Pakistan ceasefire, Jammu & Kashmir
A damaged house after alleged shelling from the Pakistani side of the border at Jora Farm village, near Jammu, on Tuesday.
Agencies Jammu
Last Updated : May 22 2018 | 11:43 PM IST
At least five people in a village in Jammu and Kashmir's Samba district were injured in Pakistani shelling on Tuesday evening, taking to 13 the number of injured in the ceasefire violations in the day, an official said. Pakistan today rained down mortars on the "hamlet of Gujjar milkmen", located around 400 metres from the border.

According to the official, the five were residents of Kesoo village in Ramgarh sector of Samba. At least eight civilians sustained injuries in shelling in R S Pura and Arnia sectors of Jammu and Samba districts respectively earlier on Tuesday, police said.

The metallic smell of gunpowder lingered in the air and thick clouds of smoke belched from the charred houses in the Jorafarm hamlet, razed to the ground in the relentless firing by Pakistan before residents could have their Sehri - pre-dawn Ramzan meal.



"What Sehri? We are alive because we fled our homes in the dark. When it was time for Sehri, we watched our hamlet being torn down by Pakistan," Jallan Din Gujjar, a resident of Jorafarm said.

The shells blew their kullas (mud houses) to smithereens, turning the hamlet into a huge heap of debris, said one of the residents.

A damaged house after alleged shelling from the Pakistani side of the border at Jora Farm village, near Jammu, on Tuesday.
Din, who returned to the hamlet in the R S Pura sector to rescue his horses, said the border dwellers "live in the shadow of death".

"We are lucky to have escaped the brutality. We have taken refuge in a government building at some distance from the hamlet," another resident said.

Pakistani troops have been targeting border outposts and hamlets closed to the International Border in Jammu and Kashmir, triggering panic among residents.

A large number of people have fled their homes due to the shelling along the IB in the Jammu, Kathua and Samba districts.

More than 100 families reside in the Jorafarm hamlet, which is famous for its milk products.

This is the fourth time Jorafarm has borne the brunt of Pakistani shelling in recent years.

On January 20 this year, hundreds of kullas were ravaged and a huge number of bovines killed in Jorafarm in firing by Pakistan.

At least six people were injured and more than 30 mud houses destroyed in another incident of cross-border firing in September, 2017.

Mohammad Akram and his two-year-old son were killed in Jorafarm in Pakistan shelling in 2014.

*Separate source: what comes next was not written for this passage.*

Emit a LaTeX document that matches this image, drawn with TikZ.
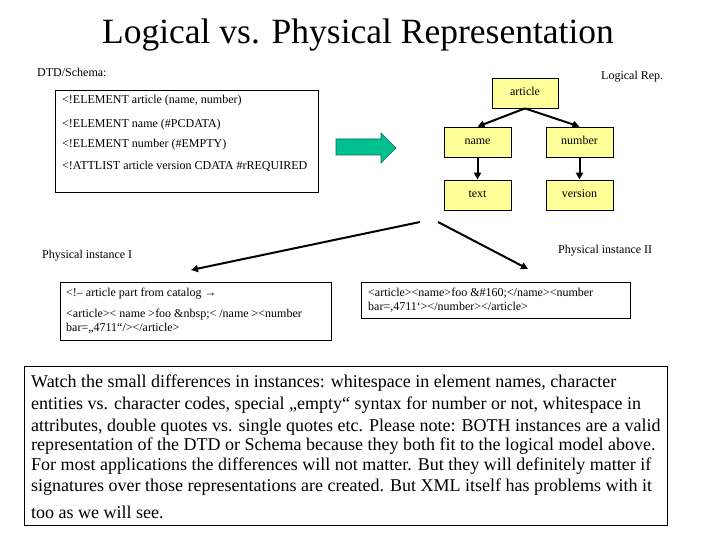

Shelling and firing are now the norm for the Gujjars of this border hamlet. Year after year they painstakingly build their mud-and-grass houses only to be reduced to rubble.

Blood-splattered compounds, smashed window panes and demolished roofs are all that are left of houses in border hamlets in the Arnia and R S Pura sectors.

Farmlands have craters due to mortar bombs and have turned into live minefields.